If it is, can someone help me adapting a similar idea to solve this for $p>1$?
Thank you in advance.
I believe I came up with a solution for general $p \geq 1$.
In general from the definition of a left Haar measure and using a change of variables, we have for $x>0$ that:
$$(f \star g)(x)=\int_0^{\infty}f(tx)g(\frac{1}{t})\frac{dt}{t}=\int_0^{\infty}f(tx)g(\frac{x}{xt})\frac{dt}{t}=\int_0^{\infty}f(t)g(\frac{1}{tx})\frac{dt}{t}.$$
Now let $K_N=K1_{(\frac{1}{N},N)}$ and $s>2, s \in \Bbb{N}$ and $g_{N,s}=1_{(\frac{1}{N^s},N)}$.

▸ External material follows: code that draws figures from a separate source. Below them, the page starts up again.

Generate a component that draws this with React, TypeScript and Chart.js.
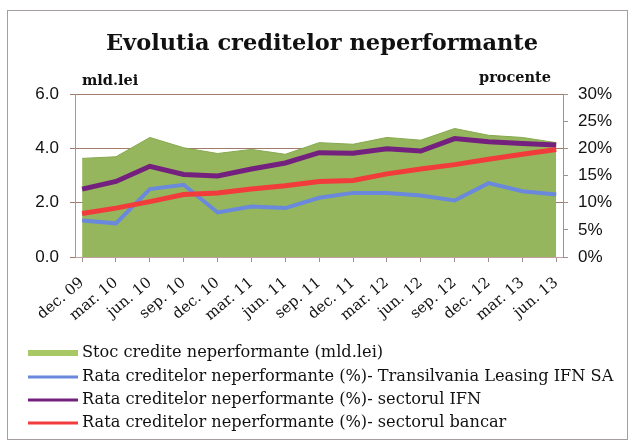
import { useEffect, useRef } from 'react';
import { Chart, registerables } from 'chart.js';

Chart.register(...registerables);

const categories = ['dec. 09', 'mar. 10', 'jun. 10', 'sep. 10', 'dec. 10', 'mar. 11', 'jun. 11', 'sep. 11', 'dec. 11', 'mar. 12', 'jun. 12', 'sep. 12', 'dec. 12', 'mar. 13', 'jun. 13'];
const stocCredite = [3.63, 3.69, 4.40, 4.02, 3.81, 3.96, 3.78, 4.21, 4.15, 4.40, 4.30, 4.73, 4.48, 4.40, 4.21];
const rataTransilvania = [6.7, 6.2, 12.5, 13.3, 8.2, 9.3, 9.0, 10.9, 11.8, 11.8, 11.3, 10.4, 13.6, 12.1, 11.5];
const rataIFN = [12.5, 13.9, 16.7, 15.2, 14.9, 16.2, 17.3, 19.2, 19.1, 19.9, 19.5, 21.8, 21.2, 20.9, 20.6];
const rataBancar = [8.0, 9.0, 10.2, 11.5, 11.8, 12.5, 13.1, 13.9, 14.1, 15.3, 16.2, 17.0, 18.0, 18.9, 19.8];
const seriesNames = [
  'Stoc credite neperformante (mld.lei)',
  'Rata creditelor neperformante (%)- Transilvania Leasing IFN SA',
  'Rata creditelor neperformante (%)- sectorul IFN',
  'Rata creditelor neperformante (%)- sectorul bancar',
];
const titleText = 'Evolutia creditelor neperformante';
const leftAxisTitle = 'mld.lei';
const rightAxisTitle = 'procente';

const GREEN = '#95b65c';
const GREEN_LEG = '#a8c865';
const BLUE = '#6a88dc';
const PURPLE = '#74207f';
const RED = '#f23b3b';

const toPoints = (arr: number[]) => arr.map((v, i) => ({ x: i, y: v }));

const decorPlugin = {
  id: 'decor',
  afterDraw(chart: any) {
    const ctx = chart.ctx as CanvasRenderingContext2D;
    const ca = chart.chartArea;
    ctx.save();
    // frame
    ctx.strokeStyle = '#a89ca4';
    ctx.lineWidth = 1;
    ctx.strokeRect(7.5, 10.5, 620, 429);
    // title
    ctx.fillStyle = '#111';
    ctx.font = 'bold 22.5px "DejaVu Serif"';
    ctx.textAlign = 'center';
    ctx.textBaseline = 'alphabetic';
    ctx.fillText(titleText, 322, 50);
    // axis titles
    ctx.font = 'bold 14.5px "DejaVu Serif"';
    ctx.textAlign = 'left';
    ctx.fillText(leftAxisTitle, ca.left + 7, 85);
    ctx.textAlign = 'right';
    ctx.fillText(rightAxisTitle, ca.right - 12, 82);
    // legend
    const colors = [GREEN_LEG, BLUE, PURPLE, RED];
    const widths = [6, 3, 3, 3];
    const rows = [353, 377, 400, 423];
    ctx.font = '16.2px "DejaVu Serif"';
    ctx.textAlign = 'left';
    ctx.textBaseline = 'middle';
    seriesNames.forEach((name, i) => {
      ctx.fillStyle = colors[i];
      ctx.fillRect(28, rows[i] - widths[i] / 2, 50, widths[i]);
      ctx.fillStyle = '#111';
      ctx.fillText(name, 82, rows[i]);
    });
    ctx.restore();
  },
};

export default function App() {
  const ref = useRef<HTMLCanvasElement>(null);
  useEffect(() => {
    const chart = new Chart(ref.current!, {
      type: 'line',
      data: {
        datasets: [
          {
            label: seriesNames[0],
            data: toPoints(stocCredite),
            yAxisID: 'y',
            fill: 'origin',
            backgroundColor: GREEN,
            borderColor: '#86a84f',
            borderWidth: 1,
            pointRadius: 0,
            order: 10,
          },
          {
            label: seriesNames[1],
            data: toPoints(rataTransilvania),
            yAxisID: 'y2',
            borderColor: BLUE,
            borderWidth: 4,
            pointRadius: 0,
            fill: false,
            order: 3,
          },
          {
            label: seriesNames[2],
            data: toPoints(rataIFN),
            yAxisID: 'y2',
            borderColor: PURPLE,
            borderWidth: 5,
            pointRadius: 0,
            fill: false,
            order: 2,
          },
          {
            label: seriesNames[3],
            data: toPoints(rataBancar),
            yAxisID: 'y2',
            borderColor: RED,
            borderWidth: 5,
            pointRadius: 0,
            fill: false,
            order: 1,
          },
        ],
      },
      options: {
        animation: false,
        responsive: true,
        maintainAspectRatio: false,
        layout: { padding: { top: 94, left: 0, right: 0, bottom: 0 } },
        plugins: { legend: { display: false }, title: { display: false }, tooltip: { enabled: false } },
        scales: {
          x: {
            type: 'linear',
            min: -0.21,
            max: 14.2,
            afterFit: (s: any) => { s.height = 185; },
            ticks: {
              stepSize: 1,
              includeBounds: false,
              autoSkip: false,
              minRotation: 40,
              maxRotation: 40,
              padding: 12,
              color: '#111',
              font: { family: '"DejaVu Serif"', size: 15 },
              callback: (v: any) => (Number.isInteger(v) ? categories[v] ?? '' : ''),
            },
            grid: { drawOnChartArea: false, drawTicks: true, tickLength: 5, color: '#a09090' },
            border: { color: '#c0a0a0' },
          },
          y: {
            position: 'left',
            min: 0,
            max: 6,
            afterFit: (s: any) => { s.width = 75; },
            ticks: {
              stepSize: 2,
              padding: 11,
              color: '#111',
              font: { family: '"Liberation Sans"', size: 17 },
              callback: (v: any) => Number(v).toFixed(1),
            },
            grid: { color: '#a07a6a', tickLength: 5, drawTicks: true },
            border: { color: '#9a98b8' },
          },
          y2: {
            position: 'right',
            min: 0,
            max: 30,
            afterFit: (s: any) => { s.width = 67; },
            ticks: {
              stepSize: 5,
              padding: 10,
              color: '#111',
              font: { family: '"Liberation Sans"', size: 17 },
              callback: (v: any) => v + '%',
            },
            grid: { drawOnChartArea: false, tickLength: 5, color: '#a09090' },
            border: { color: '#8a90c8' },
          },
        },
      },
      plugins: [decorPlugin],
    } as any);
    return () => chart.destroy();
  }, []);
  return (
    <div style={{ position: 'fixed', left: 0, top: 0, width: 630, height: 442, background: '#fff' }}>
      <canvas ref={ref} />
    </div>
  );
}
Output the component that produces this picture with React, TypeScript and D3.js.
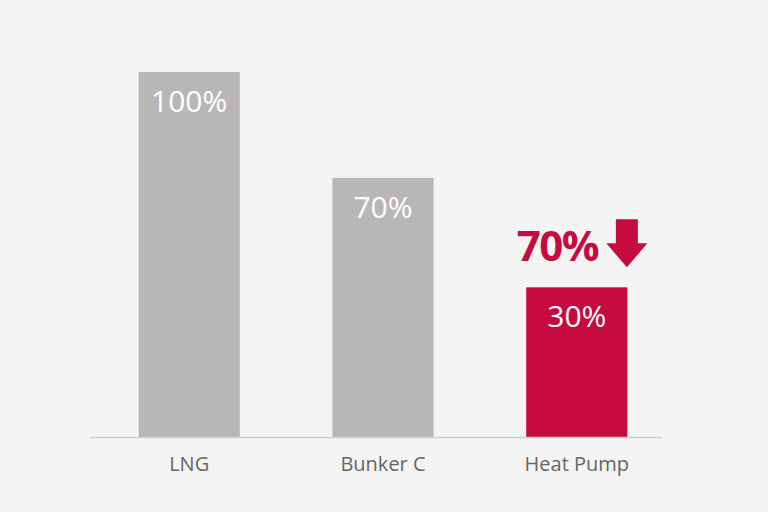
import { useEffect, useRef } from "react"
import * as d3 from "d3"

// categories and values
const CATEGORIES = ["LNG", "Bunker C", "Heat Pump"]
const VALUE_LABELS = ["100%", "70%", "30%"]
// drawn bar heights (the picture's bars are not to scale with their labels)
const BAR_HEIGHTS = [100, 71, 41]
const REDUCTION_LABEL = "70%"

const GRAY = "#b8b6b6"
const RED = "#c60c3f"
const BG = "#f4f4f4"
const TEXT = "#666666"
const FONT = "'Open Sans', 'Noto Sans', sans-serif"

export default function App() {
  const ref = useRef<SVGSVGElement>(null)

  useEffect(() => {
    if (!ref.current) return
    const W = 768
    const H = 512
    const svg = d3.select(ref.current)
    svg.selectAll("*").remove()
    svg.attr("width", W).attr("height", H).attr("viewBox", `0 0 ${W} ${H}`)

    svg.append("rect").attr("width", W).attr("height", H).attr("fill", BG)

    const x = d3.scaleBand<string>().domain(CATEGORIES).range([46, 720]).paddingInner(0.478).paddingOuter(0.478)
    const y = d3.scaleLinear().domain([0, 100]).range([437, 72])

    // Bars
    svg
      .append("g")
      .selectAll("rect")
      .data(CATEGORIES)
      .join("rect")
      .attr("x", (d) => x(d)!)
      .attr("width", x.bandwidth())
      .attr("y", (_, i) => y(BAR_HEIGHTS[i]))
      .attr("height", (_, i) => y(0) - y(BAR_HEIGHTS[i]))
      .attr("fill", (_, i) => (i === CATEGORIES.length - 1 ? RED : GRAY))

    // Baseline
    svg
      .append("line")
      .attr("x1", 90)
      .attr("x2", 662)
      .attr("y1", y(0) + 0.5)
      .attr("y2", y(0) + 0.5)
      .attr("stroke", "#cfcfcf")
      .attr("stroke-width", 1.5)

    // Value labels inside the bars
    svg
      .append("g")
      .selectAll("text")
      .data(CATEGORIES)
      .join("text")
      .attr("x", (d) => x(d)! + x.bandwidth() / 2)
      .attr("y", (_, i) => y(BAR_HEIGHTS[i]) + 40)
      .attr("text-anchor", "middle")
      .attr("font-family", FONT)
      .attr("font-size", 30)
      .attr("fill", "#fff")
      .text((_, i) => VALUE_LABELS[i])

    // Category labels
    svg
      .append("g")
      .selectAll("text")
      .data(CATEGORIES)
      .join("text")
      .attr("x", (d) => x(d)! + x.bandwidth() / 2)
      .attr("y", 471)
      .attr("text-anchor", "middle")
      .attr("font-family", FONT)
      .attr("font-size", 20)
      .attr("fill", TEXT)
      .text((d) => d)

    // Reduction callout above the heat pump bar
    const last = CATEGORIES[CATEGORIES.length - 1]
    const bx = x(last)!
    const top = y(BAR_HEIGHTS[BAR_HEIGHTS.length - 1])
    svg
      .append("text")
      .attr("x", bx + 72)
      .attr("y", top - 26)
      .attr("text-anchor", "end")
      .attr("font-family", FONT)
      .attr("font-size", 42)
      .attr("font-weight", 700)
      .attr("letter-spacing", "-1.5")
      .attr("fill", RED)
      .text(REDUCTION_LABEL)

    const ax = bx + x.bandwidth() - 0.5
    const ay = top - 68
    svg
      .append("path")
      .attr(
        "d",
        `M${ax - 11},${ay} L${ax + 11},${ay} L${ax + 11},${ay + 24} L${ax + 20.5},${ay + 24} L${ax},${ay + 48} L${ax - 20.5},${ay + 24} L${ax - 11},${ay + 24} Z`
      )
      .attr("fill", RED)
  }, [])

  return <svg ref={ref} style={{ position: "absolute", left: 0, top: 0, display: "block" }} />
}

We have that $g_{N,s}=1_{(\frac{1}{N^s},N)}(\frac{1}{tx})=1 \Longleftrightarrow \frac{1}{Nx} <t<\frac{N^s}{x}.$
Thus for $x \in (1,N^{s-1})$, we have that $(K_N \star g_{N,s})(x)=||K_N||_1$.
So \begin{align*} \|T\|^p &\ge \frac{||K*g_{N,s}||^p_p}{||g_{N,s}||_p^p} \geq \frac{||K_N*g_{N,s}||^p_{L^p(1,N^{s-1})}}{||g_{N,s}||_p^p}=||K_N||_1^p \frac{(s-1)\log{N}}{(s+1)\log{N}}\\ &\ge||K_N||_1^p \frac{s-1}{s+1}. \end{align*}
Sending firstly $s \to +\infty$ and then $N \to +\infty$, we have the desired conclusion.